Ama ortada bir kanun vardı ve uygulanması gerekti. Uygulayacak olan devlet kurumu da işin peşini bırakmaya niyeti olmayan muhalefet de mevcuttu.
Pakistan Yüksek Mahkemesi 7 Nisan’da hem güven oylamasının yapılmasının önünü açarak hem de İmran Khan’ı kurtarmak için cumhurbaşkanı Arif Alvi’nin meclisi fesheden kararını iptal ederek şahıstan büyük kanun olduğunu, kanunun şahsın çıkarlarına göre şekillenemeyeceğini gösterdi.
Bu oylama dün yapıldı ve 174 oyla İmran Khan başbakanlık görevinden alındı.
Bazı kesimler epey bir hazım sorunu yaşasa da, dün hukukun üstünlüğü üzerine ders verildi.
***
Pakistan’da bu sürecin başlamasıyla beraber Türkiye’de de İmran Khan’cı bir rüzgar esmeye başladı. Bu, ona karşı yapılan darbeymiş, milli irade yok ediliyormuş gibi bilindik sloganlar atıldı.
Biraz düşünün!
Gensoru verilebiliyor.
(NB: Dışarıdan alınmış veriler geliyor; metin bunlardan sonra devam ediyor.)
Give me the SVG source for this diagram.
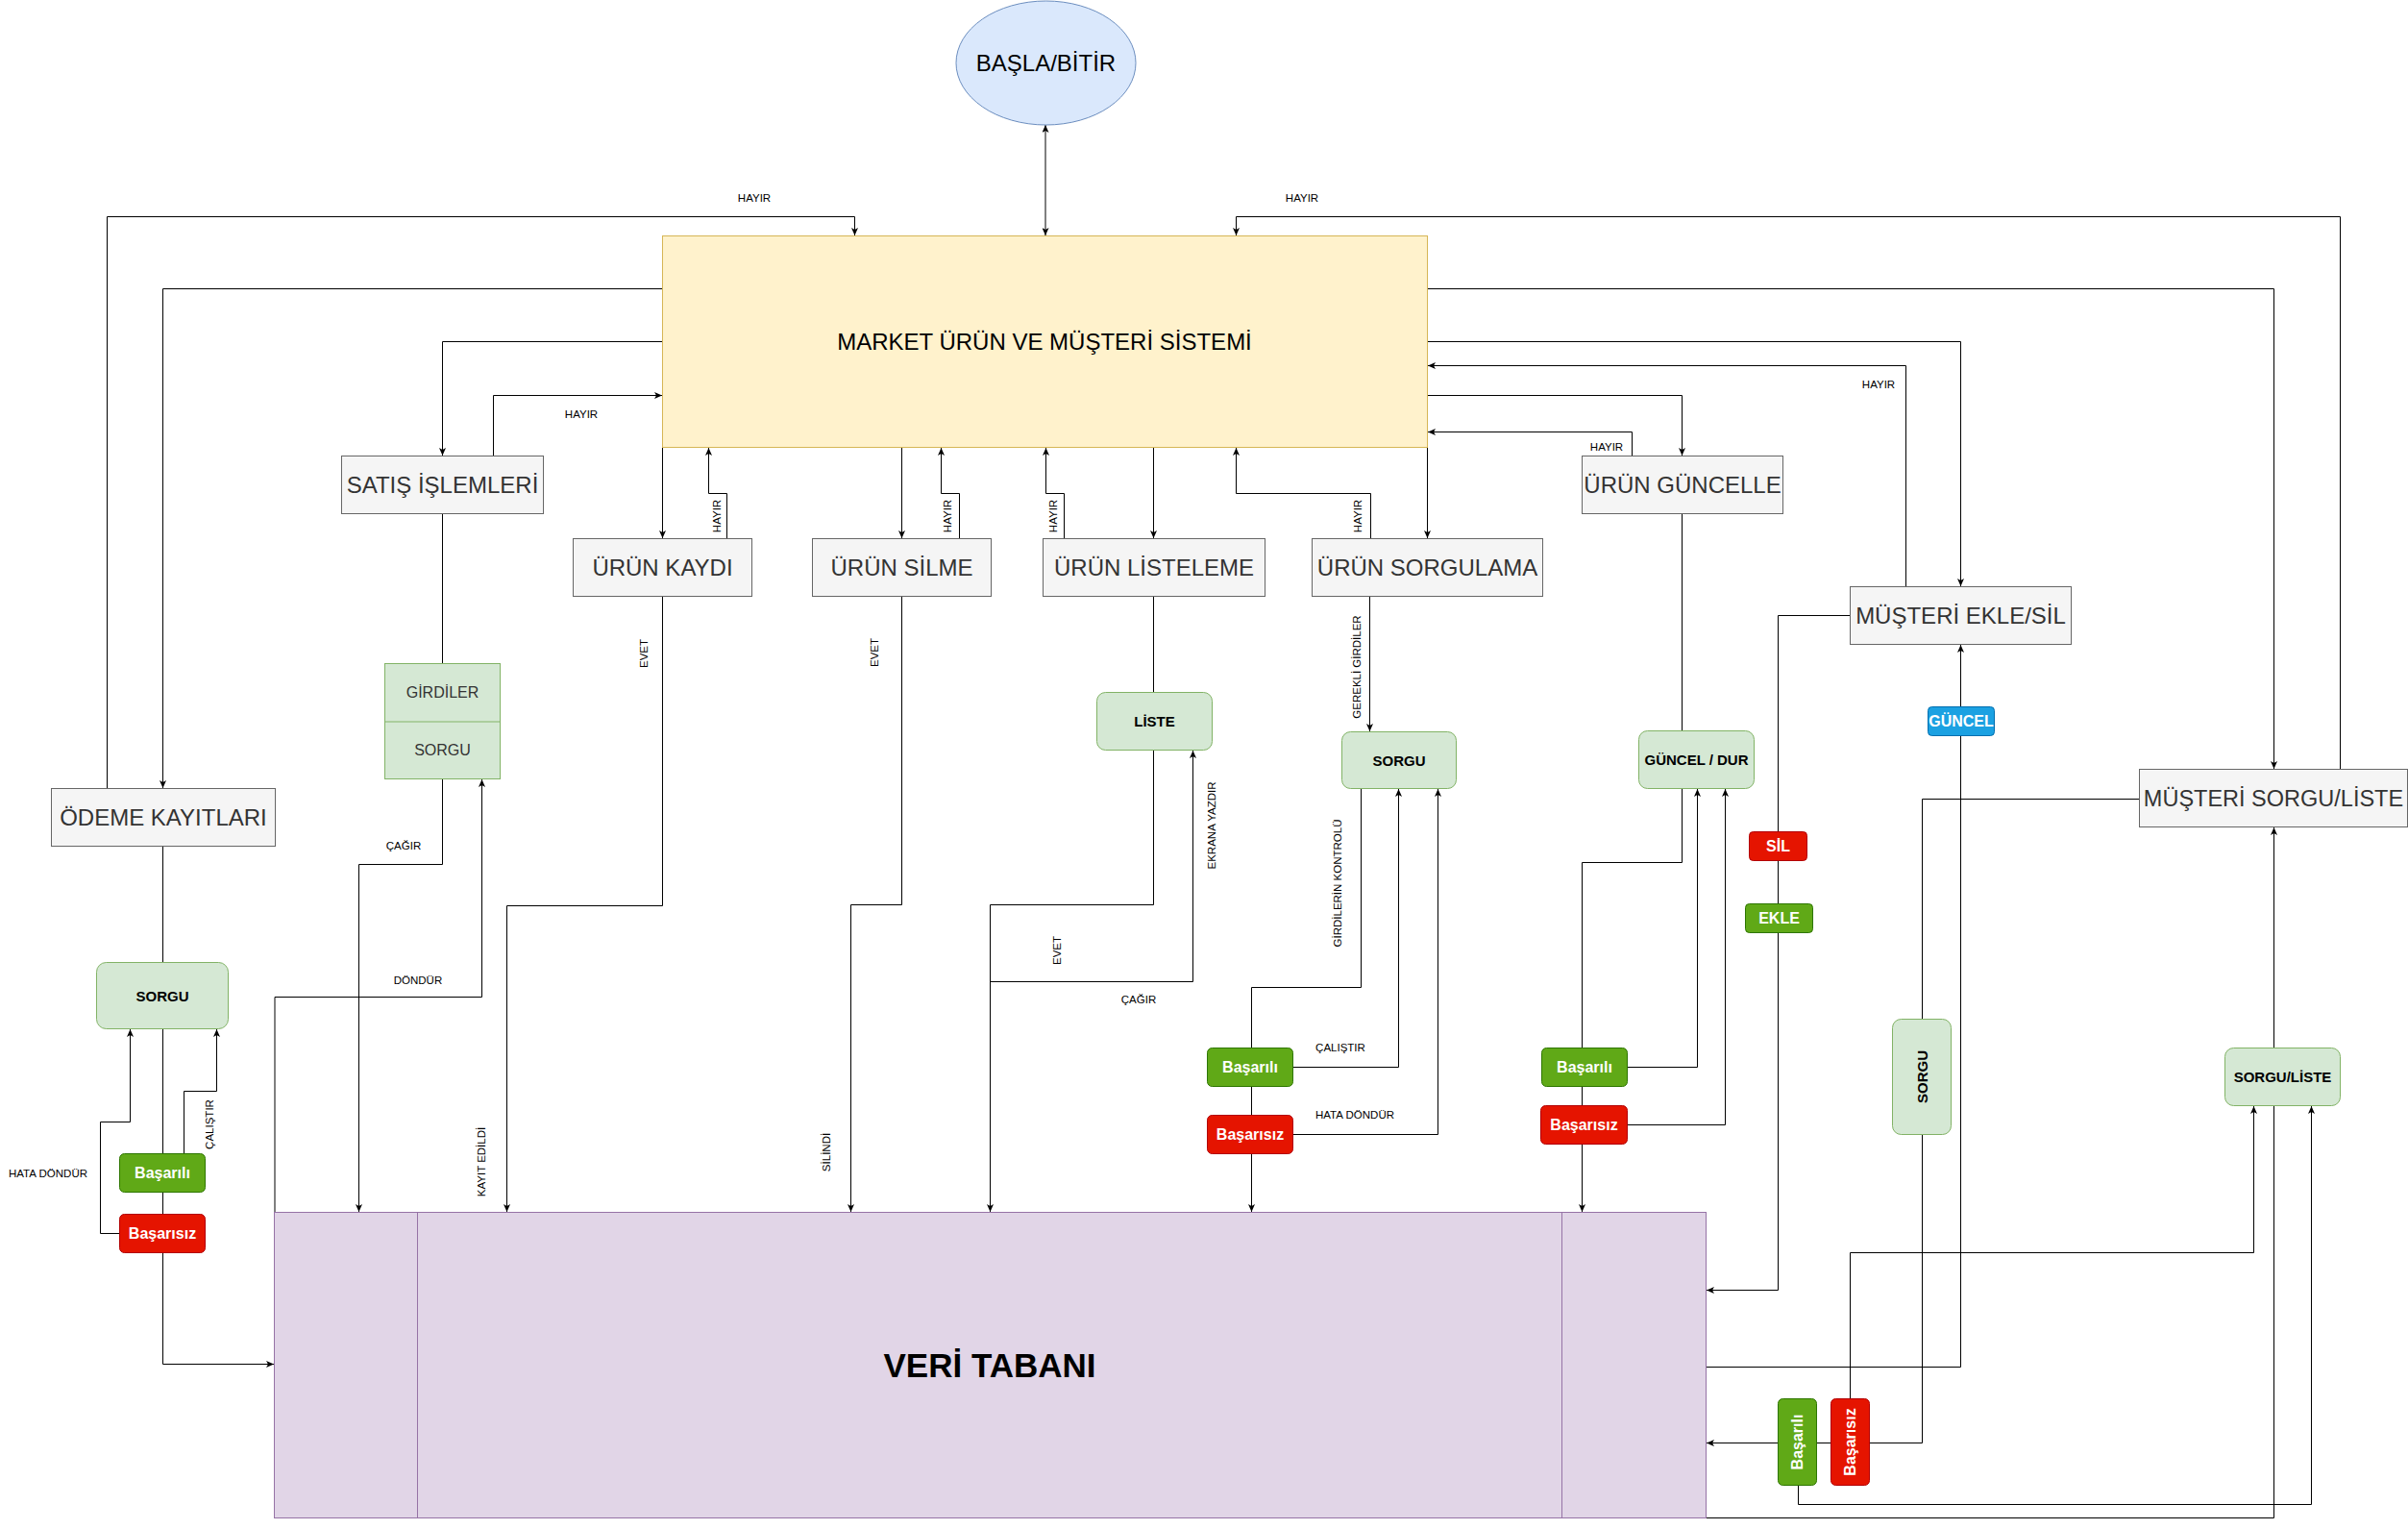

Hukuka aykırı davranıldığı görüldüğünde meclis buna karşı tavır alabiliyor ve Anayasa Mahkemesi “bir dakika, n’oluyoruz?” diyebiliyor.
Görünürde var olsa da işlevselliği olan bir meclis var mı Türkiye’de? Anayasa Mahkemesi’nin kararlarının tanınmadığı dillendirilmiyor mu iktidar tarafından? Hatta iktidarın ortağı, Anayasa Mahkemesi’nin kapatılması gerektiğini bile savunmuyor mu?
Nereden nereye?
Kökü özbeöz Cumhuriyet ülkesi olan Türkiye’de mi hukukun üstünlüğünden bahsedebiliyoruz yoksa İslam Cumhuriyeti olan Pakistan’da mı?
Pakistan meselesinde “mağrur olma padişahım senden büyük kanun var”ı görmüş oluyoruz.
Ayrıca, muhalefetliğin hakkını veren bir muhalefetin gücünü de görmüş oluyoruz.